For switching cards, I'm supposing you mean switch which one is driving the display? I don't think I can do that since it's a laptop.
I meant switching the PCI bus, not just the monitor cable. Didn't know
about the laptop, and I imagine it is tough to do.
You can switch display cards through "Devices" section in
I would imagine that xfire is a bit more than point 2 point communications
over PCIE (schedulers, load balancers, cache mappers?)
I've collected profiling information for both GPUS. I can't post the kernel sourcecode here but I've replicated the timing behavior across a few of my kernels which all are different work flows.

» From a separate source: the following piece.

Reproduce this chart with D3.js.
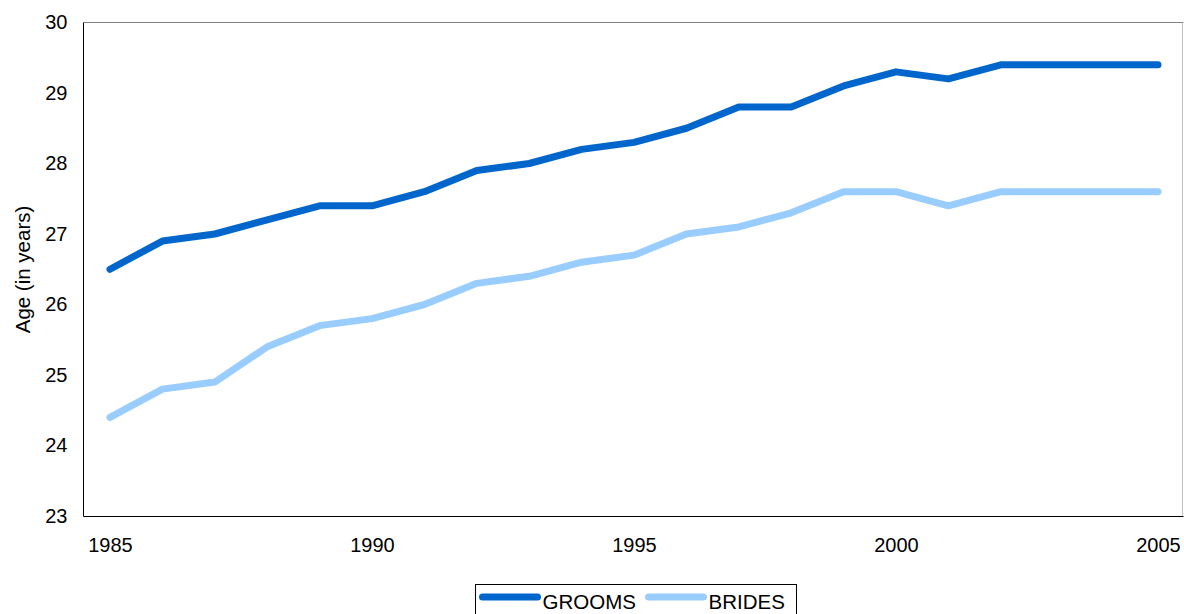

GPU1 is the m290 GPU whos timings are good and consistent with my desktop R9 290. GPU0 is the m290 one who's behaving a few times slower.
I've noted that most fields of the profilings are the same but it is easy to see the last few columns from VALUBusy to LDSBankConflict (1.17 on GPU0 and 3.32 on GPU1) and VALUBusy have some significant differences - differing by factors of 2-3 which is around how many times kernels are running slower on that card.
prepost update: I just stumbled on this thread which works around the problem: http://devgurus.amd.com/thread/169896 by setting env variable GPU_NUM_COMPUTE_RINGS=1
I guess at this point: wtf @ regression testing on amd's side.
I have an update to this that it should not be relied on - I've observed for several kernels incorrect results from GPU0 and for iterative kernels this can also lead to deadlock. I've also noted sometime later the effect of this work-around on timing seems to go away and said GPU becomes slow to execute again.